Существо «качественного скачка в развитии европейского человечества» [104], выраженного политической жизнью внутри греческого полиса, становится еще более отчетливым при сравнении. В исторической перспективе античному пониманию предшествовал иной тип ответственности [99], который можно наблюдать в жизни некоторых народов, находящихся на первобытном уровне развития. В процессе длительного исторического развития достигается определенный уровень господства над природными и социальными процессами, который определяет данный способ существования в качестве наиболее целесообразного. Этот факт фиксируется в четком кодексе обычаев, которые для постороннего предстают достаточно сложным и часто непонятным образованием. В большинстве случаев этот свод обычаев основывается на мифах и допускает один-единственный вид «решения» – неукоснительное следование обычаям. Нарушение их влечет за собой жестокое наказание вплоть до изгнания из общины. Инстанция оценки здесь коренится в кодексе обычаев.
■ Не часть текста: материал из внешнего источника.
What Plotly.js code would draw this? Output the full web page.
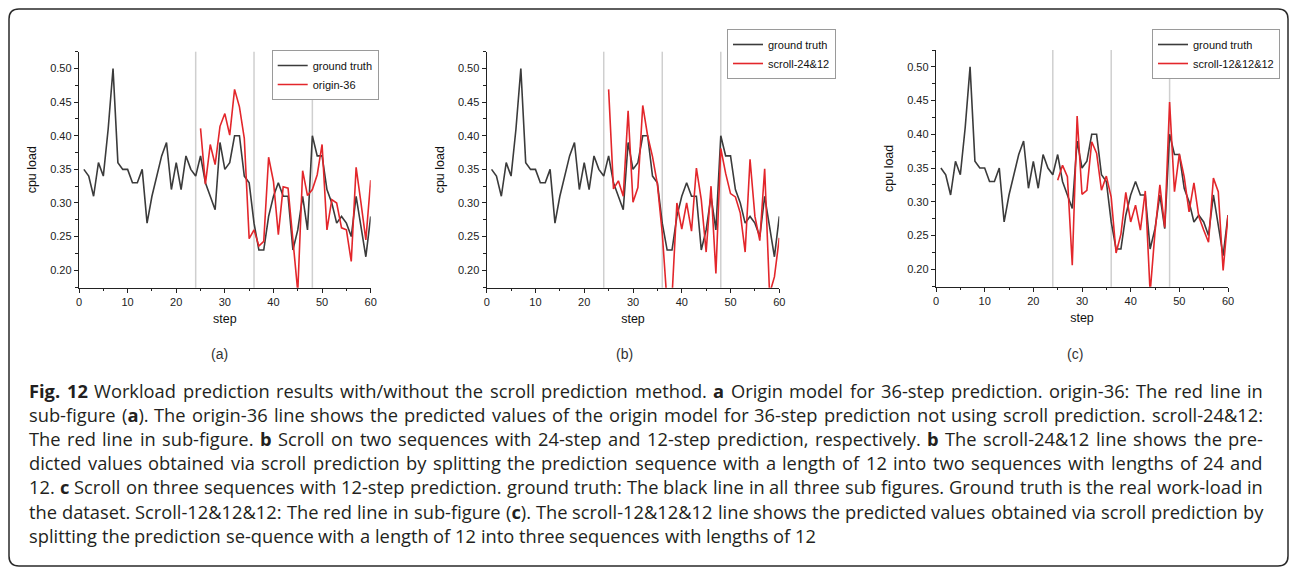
<!DOCTYPE html>
<html>
<head>
<meta charset="utf-8">
<script src="https://cdn.plot.ly/plotly-3.0.1.min.js"></script>
<style>html,body{margin:0;padding:0;background:#fff}</style>
</head>
<body>
<div id="fig" style="width:1290px;height:571px"></div>
<script>
// step index of every ground-truth sample
const steps = [1,2,3,4,5,6,7,8,9,10,11,12,13,14,15,16,17,18,19,20,
  21,22,23,24,25,26,27,28,29,30,31,32,33,34,35,36,37,38,39,40,
  41,42,43,44,45,46,47,48,49,50,51,52,53,54,55,56,57,58,59,60];
// steps covered by the predictions
const predSteps = [25,26,27,28,29,30,31,32,33,34,35,36,37,38,39,40,41,42,
  43,44,45,46,47,48,49,50,51,52,53,54,55,56,57,58,59,60];

const groundTruth = [0.35,0.34,0.31,0.36,0.34,0.41,0.50,0.36,0.35,0.35,
  0.33,0.33,0.35,0.27,0.31,0.34,0.37,0.39,0.32,0.36,
  0.32,0.37,0.35,0.34,0.37,0.33,0.31,0.29,0.39,0.35,
  0.36,0.40,0.40,0.34,0.33,0.27,0.23,0.23,0.28,0.31,
  0.33,0.31,0.31,0.23,0.26,0.31,0.26,0.40,0.37,0.37,
  0.32,0.30,0.27,0.28,0.27,0.25,0.31,0.265,0.22,0.28];

const origin36 = [0.411,0.328,0.387,0.357,0.414,0.433,0.401,0.469,0.443,0.396,
  0.247,0.260,0.236,0.243,0.368,0.332,0.253,0.324,0.322,0.245,
  0.168,0.348,0.311,0.320,0.342,0.387,0.260,0.305,0.300,0.263,
  0.260,0.213,0.353,0.300,0.245,0.334];

const scroll24and12 = [0.469,0.321,0.333,0.310,0.437,0.301,0.323,0.445,0.400,0.369,
  0.328,0.255,0.150,0.160,0.300,0.261,0.300,0.258,0.352,0.305,
  0.227,0.325,0.195,0.381,0.344,0.314,0.309,0.285,0.227,0.365,
  0.280,0.244,0.351,0.165,0.190,0.248];

const scroll12x3 = [0.332,0.354,0.337,0.206,0.427,0.311,0.317,0.389,0.372,0.317,
  0.338,0.307,0.224,0.252,0.314,0.270,0.295,0.258,0.316,0.165,
  0.255,0.325,0.262,0.448,0.315,0.371,0.337,0.285,0.328,0.278,
  0.258,0.240,0.335,0.315,0.198,0.280];

const splitSteps = [24, 36, 48];
const predNames = ['origin-36', 'scroll-24&12', 'scroll-12&12&12'];
const predSeries = [origin36, scroll24and12, scroll12x3];
const panelLabels = ['(a)', '(b)', '(c)'];

// caption text, one entry per printed line (bold marked word by word)
const captionLines = [
  '<b>Fig.</b> <b>12</b> Workload prediction results with/without the scroll prediction method. <b>a</b> Origin model for 36-step prediction. origin-36: The red line in',
  'sub-figure (<b>a</b>). The origin-36 line shows the predicted values of the origin model for 36-step prediction not using scroll prediction. scroll-24&amp;12:',
  'The red line in sub-figure. <b>b</b> Scroll on two sequences with 24-step and 12-step prediction, respectively. <b>b</b> The scroll-24&amp;12 line shows the pre-',
  'dicted values obtained via scroll prediction by splitting the prediction sequence with a length of 12 into two sequences with lengths of 24 and',
  '12. <b>c</b> Scroll on three sequences with 12-step prediction. ground truth: The black line in all three sub figures. Ground truth is the real work-load in',
  'the dataset. Scroll-12&amp;12&amp;12: The red line in sub-figure (<b>c</b>). The scroll-12&amp;12&amp;12 line shows the predicted values obtained via scroll prediction by',
  'splitting the prediction se-quence with a length of 12 into three sequences with lengths of 12'
];

// ---- page geometry (pixels) ----
const W = 1290, H = 571;
const px = v => v / W;
const py = v => 1 - v / H;

const panels = [
  {x0: 79,    x1: 370.7,  y0: 51.7, y1: 287.7, legend: {x: 271.7, y: 50}, label: 219},
  {x0: 486.7, x1: 779.3,  y0: 51.7, y1: 287.7, legend: {x: 727,   y: 29}, label: 624},
  {x0: 936,   x1: 1228,   y0: 50,   y1: 286.7, legend: {x: 1152,  y: 29}, label: 1075}
];

const BLACK = '#3b3b3b';
const RED = '#e3262b';
const AXIS = '#222222';
const tickFont = {family: 'Liberation Sans, Arial, sans-serif', size: 11, color: '#222'};
const titleFont = {family: 'Liberation Sans, Arial, sans-serif', size: 12.5, color: '#111'};

const traces = [];
const layout = {
  width: W, height: H,
  margin: {l: 0, r: 0, t: 0, b: 0, pad: 0},
  paper_bgcolor: '#fff', plot_bgcolor: '#fff',
  showlegend: true,
  shapes: [], annotations: []
};

panels.forEach((p, i) => {
  const n = i === 0 ? '' : String(i + 1);
  const legendId = 'legend' + n;
  traces.push({
    x: steps, y: groundTruth, type: 'scatter', mode: 'lines',
    name: 'ground truth', xaxis: 'x' + n, yaxis: 'y' + n, legend: legendId,
    line: {color: BLACK, width: 1.6}
  });
  traces.push({
    x: predSteps, y: predSeries[i], type: 'scatter', mode: 'lines',
    name: predNames[i], xaxis: 'x' + n, yaxis: 'y' + n, legend: legendId,
    line: {color: RED, width: 1.6}
  });

  layout['xaxis' + n] = {
    domain: [px(p.x0), px(p.x1)], anchor: 'y' + n,
    range: [0, 60], tick0: 0, dtick: 10,
    showline: true, linecolor: AXIS, linewidth: 1.2,
    ticks: 'outside', ticklen: 4, tickwidth: 1, tickcolor: AXIS,
    minor: {ticks: 'outside', dtick: 5, ticklen: 2.5, tickcolor: AXIS},
    showgrid: false, zeroline: false, mirror: false,
    tickfont: tickFont,
    title: {text: 'step', font: titleFont, standoff: 7}
  };
  layout['yaxis' + n] = {
    domain: [py(p.y1), py(p.y0)], anchor: 'x' + n,
    range: [0.174, 0.525], tick0: 0, dtick: 0.05, tickformat: '.2f',
    showline: true, linecolor: AXIS, linewidth: 1.2,
    ticks: 'outside', ticklen: 4, tickwidth: 1, tickcolor: AXIS,
    minor: {ticks: 'outside', dtick: 0.025, ticklen: 2.5, tickcolor: AXIS},
    showgrid: false, zeroline: false, mirror: false,
    tickfont: tickFont,
    title: {text: 'cpu load', font: titleFont, standoff: 10}
  };
  layout[legendId] = {
    x: px(p.legend.x), y: py(p.legend.y), xanchor: 'left', yanchor: 'top',
    xref: 'paper', yref: 'paper',
    bgcolor: '#fff', bordercolor: '#9a9a9a', borderwidth: 1,
    font: {family: 'Liberation Sans, Arial, sans-serif', size: 11, color: '#111'},
    itemwidth: 30, tracegroupgap: 0
  };

  // light separators at the prediction split points
  splitSteps.forEach(s => {
    layout.shapes.push({
      type: 'line', xref: 'x' + n, yref: 'y' + n + ' domain',
      x0: s, x1: s, y0: 0, y1: 1, layer: 'below',
      line: {color: '#cfcfcf', width: 1.5}
    });
  });

  layout.annotations.push({
    text: panelLabels[i], xref: 'paper', yref: 'paper',
    x: px(p.label), y: py(354), xanchor: 'center', yanchor: 'middle',
    showarrow: false,
    font: {family: 'Liberation Sans, Arial, sans-serif', size: 14, color: '#333'}
  });
});

// ---- justified caption: every word placed on its own ----
const CAP_FAMILY = 'Open Sans';
const CAP_SIZE = 18.3;
const capLeft = 28, capRight = 1262, capTop = 390, capStep = 24.2;
const ctx = document.createElement('canvas').getContext('2d');

function wordWidth(word) {
  let w = 0, bold = false;
  word.split(/(<b>|<\/b>)/).forEach(part => {
    if (part === '<b>') { bold = true; return; }
    if (part === '</b>') { bold = false; return; }
    if (!part) return;
    ctx.font = (bold ? 'bold ' : '') + CAP_SIZE + 'px "' + CAP_FAMILY + '"';
    w += ctx.measureText(part.replace(/&amp;/g, '&')).width;
  });
  return w;
}

ctx.font = CAP_SIZE + 'px "' + CAP_FAMILY + '"';
const spaceWidth = ctx.measureText(' ').width;

captionLines.forEach((line, k) => {
  const words = line.split(' ');
  const widths = words.map(wordWidth);
  const used = widths.reduce((a, b) => a + b, 0);
  const isLast = k === captionLines.length - 1;
  const gap = isLast ? spaceWidth : (capRight - capLeft - used) / (words.length - 1);
  let x = capLeft;
  words.forEach((word, j) => {
    layout.annotations.push({
      text: word, xref: 'paper', yref: 'paper',
      x: px(x), y: py(capTop + k * capStep), xanchor: 'left', yanchor: 'middle',
      showarrow: false, borderpad: 0,
      font: {family: CAP_FAMILY, size: CAP_SIZE, color: '#231f20'}
    });
    x += widths[j] + gap;
  });
});

// rounded frame around the whole figure
(function () {
  const L = 9, T = 9, R = 1288, B = 566, r = 10;
  const path = [
    `M ${px(L + r)} ${py(T)}`,
    `L ${px(R - r)} ${py(T)}`,
    `Q ${px(R)} ${py(T)} ${px(R)} ${py(T + r)}`,
    `L ${px(R)} ${py(B - r)}`,
    `Q ${px(R)} ${py(B)} ${px(R - r)} ${py(B)}`,
    `L ${px(L + r)} ${py(B)}`,
    `Q ${px(L)} ${py(B)} ${px(L)} ${py(B - r)}`,
    `L ${px(L)} ${py(T + r)}`,
    `Q ${px(L)} ${py(T)} ${px(L + r)} ${py(T)}`, 'Z'
  ].join(' ');
  layout.shapes.push({type: 'path', xref: 'paper', yref: 'paper', path: path,
    line: {color: '#2a2a2a', width: 1.5}, fillcolor: 'rgba(0,0,0,0)', layer: 'above'});
})();

Plotly.newPlot('fig', traces, layout, {staticPlot: true, displayModeBar: false});
</script>
</body>
</html>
Являясь воплощением достигнутого превосходства над животными формами жизни, защитой от невзгод, несчастных случаев и «непредсказуемости» бытия, он своей непререкаемой неподвижностью не допускает никакого развития социальной общины.

Иначе говоря, этот тип ответственности ориентирован на консервацию определенного способа существования, регламентируемого с помощью целесообразных и функционально простых решений. О рациональности этого типа ответственности можно судить благодаря исследованиям Леви-Стросса. Он отмечает широкое распространение таких структур мышления в социальных анклавах и изоляторах, еще существующих внутри изменяющихся и развивающихся общественных форм, и называет их замкнутыми комплексами обычаев. Более того, группы, которые обособляют себя, инстинктивно прибегают к модификациям именно этого типа ответственности.

Практика Древнего Рима породила еще один тип ответственности. Новизна его была в точной формулировке взаимовлияний свободных личных решений и обязанностей по отношению к соответствующему партнеру. Благодаря точному определению цели было легко проверить, соответствуют ли последующие за решением действия и результаты обязанностям. Возникающие вопросы разрешались при помощи третейской инстанции, выступающей в роли судьи. Именно с этого времени появилась возможность слияния этической и юридической мысли, моральной и правовой деятельности. Подобно римскому праву, этот тип ответственности соответствует условиям развитого товарного производства с присущими ему разнообразными формами обмена. Преимущества и достоинство этого типа ответственности – возможность выяснения предмета решения и связанных с ним взаимных обязательств. Институт судейства, обязательный элемент этого типа ответственности, выступает гарантом возможности нахождения и обретения юридической истины, неразрывно связывая личное моральное решение в случае спора с решением «третьего лица».

Вместе с тем необходимо подчеркнуть, что греко-римский мир создал «гражданскую идею», средоточием которой является убеждение в том, что только конкретное сообщество определенным образом воспитанных людей и конкретная социальная форма способны приблизить человека к осуществлению бесконечного идеала на земле. В этом плане римская концепция государства проясняет цель демократического закона – закона самого по себе, а не достижение непосредственной, конкретной реализации в каждом отдельном случае или в большинстве конкретных случаев. Назовем это установлением порядка «акупунктуры» юридической истины.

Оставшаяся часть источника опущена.